### ENTRIES:
• • • • • • •
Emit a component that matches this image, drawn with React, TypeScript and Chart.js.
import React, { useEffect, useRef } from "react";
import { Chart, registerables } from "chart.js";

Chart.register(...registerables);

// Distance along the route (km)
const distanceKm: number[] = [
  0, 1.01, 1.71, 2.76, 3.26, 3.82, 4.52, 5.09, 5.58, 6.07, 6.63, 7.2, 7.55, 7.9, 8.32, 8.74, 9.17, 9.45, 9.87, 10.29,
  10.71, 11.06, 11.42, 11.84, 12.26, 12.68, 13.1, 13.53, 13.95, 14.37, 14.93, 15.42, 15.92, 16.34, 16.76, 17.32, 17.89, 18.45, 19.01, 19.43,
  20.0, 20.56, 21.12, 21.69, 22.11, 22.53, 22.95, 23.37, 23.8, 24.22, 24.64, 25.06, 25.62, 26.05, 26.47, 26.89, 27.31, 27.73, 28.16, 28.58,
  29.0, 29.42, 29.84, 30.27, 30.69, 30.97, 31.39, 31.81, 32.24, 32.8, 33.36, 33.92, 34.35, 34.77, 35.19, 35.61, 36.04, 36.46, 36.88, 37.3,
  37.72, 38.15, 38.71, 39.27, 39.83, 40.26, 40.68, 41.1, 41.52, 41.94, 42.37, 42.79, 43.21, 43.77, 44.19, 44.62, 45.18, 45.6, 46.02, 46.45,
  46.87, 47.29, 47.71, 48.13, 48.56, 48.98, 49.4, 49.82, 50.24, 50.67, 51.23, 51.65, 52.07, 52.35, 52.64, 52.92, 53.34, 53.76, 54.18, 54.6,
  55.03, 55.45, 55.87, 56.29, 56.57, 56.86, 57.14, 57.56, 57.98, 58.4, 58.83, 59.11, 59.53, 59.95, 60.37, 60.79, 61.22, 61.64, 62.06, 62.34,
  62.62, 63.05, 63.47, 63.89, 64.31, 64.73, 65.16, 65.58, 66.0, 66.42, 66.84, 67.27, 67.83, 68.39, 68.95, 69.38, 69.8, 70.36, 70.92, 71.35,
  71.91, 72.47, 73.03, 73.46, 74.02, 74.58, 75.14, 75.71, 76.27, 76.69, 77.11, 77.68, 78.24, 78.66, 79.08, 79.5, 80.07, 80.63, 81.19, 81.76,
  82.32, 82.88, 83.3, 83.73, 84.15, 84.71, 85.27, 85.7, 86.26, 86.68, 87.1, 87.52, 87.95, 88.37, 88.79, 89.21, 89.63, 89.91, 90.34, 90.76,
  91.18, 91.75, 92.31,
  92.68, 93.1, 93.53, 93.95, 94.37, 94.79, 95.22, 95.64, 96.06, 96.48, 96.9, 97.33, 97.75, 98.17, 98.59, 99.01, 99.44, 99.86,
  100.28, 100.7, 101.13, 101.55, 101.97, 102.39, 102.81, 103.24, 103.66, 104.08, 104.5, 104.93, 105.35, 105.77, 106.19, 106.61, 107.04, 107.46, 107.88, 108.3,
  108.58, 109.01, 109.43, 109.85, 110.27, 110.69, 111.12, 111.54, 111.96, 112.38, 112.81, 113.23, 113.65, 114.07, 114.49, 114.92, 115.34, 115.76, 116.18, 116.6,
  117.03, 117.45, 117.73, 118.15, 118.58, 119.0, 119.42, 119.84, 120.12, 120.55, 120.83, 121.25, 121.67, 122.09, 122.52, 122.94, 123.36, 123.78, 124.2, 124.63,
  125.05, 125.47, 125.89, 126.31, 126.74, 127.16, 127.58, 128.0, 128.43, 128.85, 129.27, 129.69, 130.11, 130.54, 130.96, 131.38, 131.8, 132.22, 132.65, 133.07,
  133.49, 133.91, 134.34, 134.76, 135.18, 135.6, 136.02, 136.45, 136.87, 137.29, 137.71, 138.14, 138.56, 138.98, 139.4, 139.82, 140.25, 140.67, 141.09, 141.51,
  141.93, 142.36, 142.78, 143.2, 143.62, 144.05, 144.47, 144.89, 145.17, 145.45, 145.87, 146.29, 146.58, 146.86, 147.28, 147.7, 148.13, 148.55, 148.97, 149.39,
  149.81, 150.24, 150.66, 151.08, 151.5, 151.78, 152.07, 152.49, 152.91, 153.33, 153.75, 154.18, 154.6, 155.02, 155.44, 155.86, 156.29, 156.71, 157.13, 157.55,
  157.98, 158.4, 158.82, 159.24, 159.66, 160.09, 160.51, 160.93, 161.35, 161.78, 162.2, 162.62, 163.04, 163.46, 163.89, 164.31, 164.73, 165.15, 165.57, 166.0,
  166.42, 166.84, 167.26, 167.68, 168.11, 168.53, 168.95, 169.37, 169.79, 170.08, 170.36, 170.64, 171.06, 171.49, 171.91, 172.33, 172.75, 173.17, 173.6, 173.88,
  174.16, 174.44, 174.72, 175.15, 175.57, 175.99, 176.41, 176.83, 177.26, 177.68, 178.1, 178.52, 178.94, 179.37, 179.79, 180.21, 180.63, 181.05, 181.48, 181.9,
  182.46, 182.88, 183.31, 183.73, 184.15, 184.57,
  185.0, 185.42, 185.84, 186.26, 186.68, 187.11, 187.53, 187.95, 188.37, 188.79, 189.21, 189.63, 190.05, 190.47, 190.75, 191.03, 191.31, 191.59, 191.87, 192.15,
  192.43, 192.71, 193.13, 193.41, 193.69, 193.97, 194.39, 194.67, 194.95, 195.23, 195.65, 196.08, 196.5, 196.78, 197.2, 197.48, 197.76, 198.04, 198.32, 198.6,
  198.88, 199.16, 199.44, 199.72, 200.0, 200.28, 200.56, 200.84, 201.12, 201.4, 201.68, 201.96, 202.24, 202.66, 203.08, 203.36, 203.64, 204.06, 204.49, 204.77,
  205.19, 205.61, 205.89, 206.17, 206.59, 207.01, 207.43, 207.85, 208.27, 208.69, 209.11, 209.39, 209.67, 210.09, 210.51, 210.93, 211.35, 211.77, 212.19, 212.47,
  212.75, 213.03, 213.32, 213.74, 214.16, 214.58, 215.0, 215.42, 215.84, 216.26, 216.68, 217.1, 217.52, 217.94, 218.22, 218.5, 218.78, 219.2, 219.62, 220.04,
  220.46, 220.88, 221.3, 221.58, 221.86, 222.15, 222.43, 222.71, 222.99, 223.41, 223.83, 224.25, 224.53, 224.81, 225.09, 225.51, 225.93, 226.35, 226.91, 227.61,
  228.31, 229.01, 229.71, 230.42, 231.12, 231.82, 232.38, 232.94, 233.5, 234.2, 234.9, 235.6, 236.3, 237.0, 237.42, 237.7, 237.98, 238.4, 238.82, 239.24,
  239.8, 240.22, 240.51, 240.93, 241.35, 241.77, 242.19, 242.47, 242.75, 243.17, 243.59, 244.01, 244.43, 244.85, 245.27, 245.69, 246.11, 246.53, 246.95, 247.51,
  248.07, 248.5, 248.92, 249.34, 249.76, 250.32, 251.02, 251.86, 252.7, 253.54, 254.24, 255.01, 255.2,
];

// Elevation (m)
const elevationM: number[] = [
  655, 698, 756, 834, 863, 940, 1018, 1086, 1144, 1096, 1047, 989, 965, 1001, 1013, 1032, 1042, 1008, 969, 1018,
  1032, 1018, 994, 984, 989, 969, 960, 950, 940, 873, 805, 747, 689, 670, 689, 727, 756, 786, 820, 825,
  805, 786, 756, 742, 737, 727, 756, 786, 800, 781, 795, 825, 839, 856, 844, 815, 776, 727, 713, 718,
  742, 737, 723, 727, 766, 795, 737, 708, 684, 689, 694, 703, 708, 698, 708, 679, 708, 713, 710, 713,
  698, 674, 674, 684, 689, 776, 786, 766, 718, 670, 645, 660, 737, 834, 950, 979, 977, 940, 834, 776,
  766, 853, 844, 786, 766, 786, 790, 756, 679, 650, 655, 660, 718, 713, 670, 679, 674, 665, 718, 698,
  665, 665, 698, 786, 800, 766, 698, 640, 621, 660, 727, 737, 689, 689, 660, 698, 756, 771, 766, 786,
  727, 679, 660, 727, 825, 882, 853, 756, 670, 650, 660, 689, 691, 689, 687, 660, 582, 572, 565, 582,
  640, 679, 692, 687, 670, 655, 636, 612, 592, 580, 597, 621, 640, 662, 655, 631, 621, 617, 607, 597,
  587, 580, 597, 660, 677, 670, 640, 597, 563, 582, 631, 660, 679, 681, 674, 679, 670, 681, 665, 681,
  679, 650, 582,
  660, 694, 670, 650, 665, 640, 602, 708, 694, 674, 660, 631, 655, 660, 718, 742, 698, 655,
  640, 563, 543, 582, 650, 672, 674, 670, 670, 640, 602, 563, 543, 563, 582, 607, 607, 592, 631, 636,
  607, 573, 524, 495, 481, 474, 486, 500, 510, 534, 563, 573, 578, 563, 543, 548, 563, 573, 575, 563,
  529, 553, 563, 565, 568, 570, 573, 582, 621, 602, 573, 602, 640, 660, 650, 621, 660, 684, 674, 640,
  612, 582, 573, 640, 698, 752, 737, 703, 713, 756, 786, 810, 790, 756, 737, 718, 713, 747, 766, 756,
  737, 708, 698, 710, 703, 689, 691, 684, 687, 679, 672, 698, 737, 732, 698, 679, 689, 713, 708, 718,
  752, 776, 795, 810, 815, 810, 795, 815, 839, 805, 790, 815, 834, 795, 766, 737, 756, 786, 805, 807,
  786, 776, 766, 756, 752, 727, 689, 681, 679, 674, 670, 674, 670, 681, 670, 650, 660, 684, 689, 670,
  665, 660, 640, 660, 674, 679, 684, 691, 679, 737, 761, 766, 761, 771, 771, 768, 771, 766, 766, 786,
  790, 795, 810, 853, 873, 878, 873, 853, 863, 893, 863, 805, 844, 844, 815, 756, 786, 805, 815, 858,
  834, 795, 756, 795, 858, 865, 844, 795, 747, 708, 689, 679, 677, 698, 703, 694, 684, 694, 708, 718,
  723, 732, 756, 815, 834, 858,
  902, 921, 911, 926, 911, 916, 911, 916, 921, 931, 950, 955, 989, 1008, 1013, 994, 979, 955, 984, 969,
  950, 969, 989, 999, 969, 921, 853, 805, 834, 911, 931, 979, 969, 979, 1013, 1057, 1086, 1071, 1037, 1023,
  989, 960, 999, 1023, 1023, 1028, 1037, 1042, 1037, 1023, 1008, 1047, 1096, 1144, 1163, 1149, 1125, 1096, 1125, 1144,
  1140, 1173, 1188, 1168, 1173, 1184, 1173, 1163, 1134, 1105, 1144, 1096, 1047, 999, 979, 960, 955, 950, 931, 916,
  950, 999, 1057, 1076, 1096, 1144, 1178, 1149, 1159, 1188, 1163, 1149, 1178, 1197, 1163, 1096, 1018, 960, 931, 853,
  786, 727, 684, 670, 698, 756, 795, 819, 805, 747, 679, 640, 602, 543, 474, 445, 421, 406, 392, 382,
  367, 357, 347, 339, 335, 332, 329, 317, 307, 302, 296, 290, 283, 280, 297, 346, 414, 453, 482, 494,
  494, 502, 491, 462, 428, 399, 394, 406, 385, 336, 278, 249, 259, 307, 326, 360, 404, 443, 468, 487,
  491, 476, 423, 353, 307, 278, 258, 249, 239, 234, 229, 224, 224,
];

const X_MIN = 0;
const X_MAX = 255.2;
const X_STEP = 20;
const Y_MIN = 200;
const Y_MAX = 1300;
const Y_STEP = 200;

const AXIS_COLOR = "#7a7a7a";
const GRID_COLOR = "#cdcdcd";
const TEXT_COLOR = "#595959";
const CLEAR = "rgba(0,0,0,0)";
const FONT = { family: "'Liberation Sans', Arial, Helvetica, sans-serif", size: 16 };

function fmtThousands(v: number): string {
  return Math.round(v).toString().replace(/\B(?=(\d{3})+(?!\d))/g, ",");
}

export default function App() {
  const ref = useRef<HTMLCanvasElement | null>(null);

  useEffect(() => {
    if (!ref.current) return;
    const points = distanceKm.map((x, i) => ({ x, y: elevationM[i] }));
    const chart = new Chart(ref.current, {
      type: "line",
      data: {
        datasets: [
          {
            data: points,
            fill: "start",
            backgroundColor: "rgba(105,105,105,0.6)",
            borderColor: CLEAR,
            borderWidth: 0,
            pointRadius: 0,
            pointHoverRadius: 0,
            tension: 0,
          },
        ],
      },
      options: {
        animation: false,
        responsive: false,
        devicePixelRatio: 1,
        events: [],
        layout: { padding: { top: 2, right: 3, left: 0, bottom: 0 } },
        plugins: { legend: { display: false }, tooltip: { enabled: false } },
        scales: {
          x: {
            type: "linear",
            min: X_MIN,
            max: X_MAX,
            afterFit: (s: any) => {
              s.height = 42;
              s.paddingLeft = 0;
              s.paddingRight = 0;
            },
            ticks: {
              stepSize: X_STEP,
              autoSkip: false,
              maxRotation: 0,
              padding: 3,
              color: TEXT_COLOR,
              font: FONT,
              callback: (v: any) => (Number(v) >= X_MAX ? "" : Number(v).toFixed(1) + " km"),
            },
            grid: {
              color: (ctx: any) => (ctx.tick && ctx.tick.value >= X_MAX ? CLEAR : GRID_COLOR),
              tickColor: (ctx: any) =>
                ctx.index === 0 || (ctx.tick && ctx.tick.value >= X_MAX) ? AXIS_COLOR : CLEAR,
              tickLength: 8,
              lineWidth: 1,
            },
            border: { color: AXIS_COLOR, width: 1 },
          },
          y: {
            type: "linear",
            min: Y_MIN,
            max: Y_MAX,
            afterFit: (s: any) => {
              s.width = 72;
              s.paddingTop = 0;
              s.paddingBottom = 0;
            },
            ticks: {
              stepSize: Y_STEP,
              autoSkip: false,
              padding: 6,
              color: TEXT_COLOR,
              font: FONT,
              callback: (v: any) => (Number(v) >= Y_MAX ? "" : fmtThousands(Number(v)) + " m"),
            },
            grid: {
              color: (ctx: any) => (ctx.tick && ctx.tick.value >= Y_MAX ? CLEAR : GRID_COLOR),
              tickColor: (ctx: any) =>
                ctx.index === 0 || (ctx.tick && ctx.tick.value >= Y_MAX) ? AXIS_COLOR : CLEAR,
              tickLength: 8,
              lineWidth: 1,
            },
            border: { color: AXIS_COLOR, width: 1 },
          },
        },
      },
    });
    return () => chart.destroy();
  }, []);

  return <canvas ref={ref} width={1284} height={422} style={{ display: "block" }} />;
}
• • • • • • •
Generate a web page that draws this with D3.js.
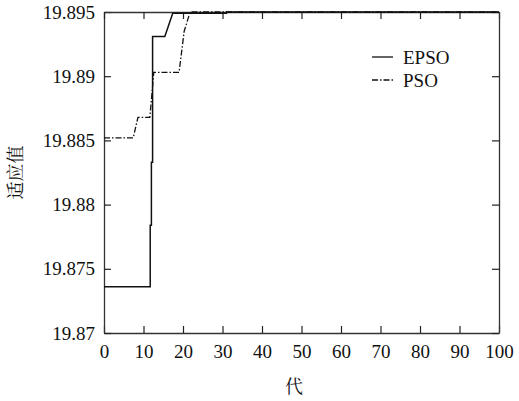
• • • • • • •
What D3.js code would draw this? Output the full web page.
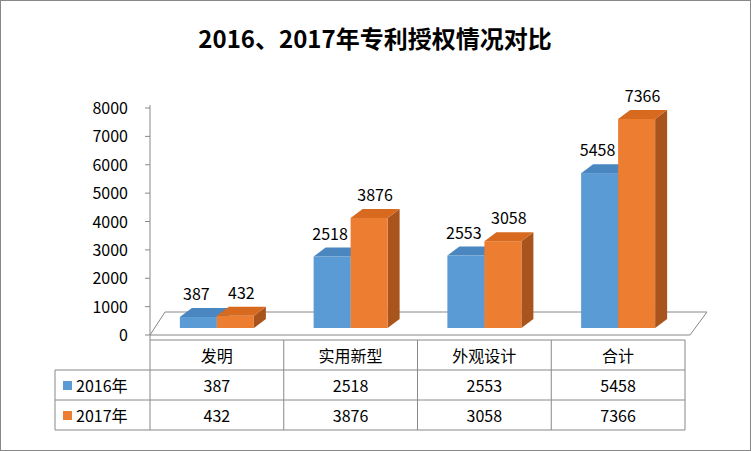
• • • • • • •
### WHAT TO PRODUCE:
Print exactly the run of lines that starts at the line with "Emit a component" and ends at the line with "Chart.register(...registerables);". Leave out every other line.

### RESULT OF THE TASK:
Emit a component that matches this image, drawn with React, TypeScript and Chart.js.
import React, { useEffect, useRef } from "react";
import { Chart, registerables } from "chart.js";

Chart.register(...registerables);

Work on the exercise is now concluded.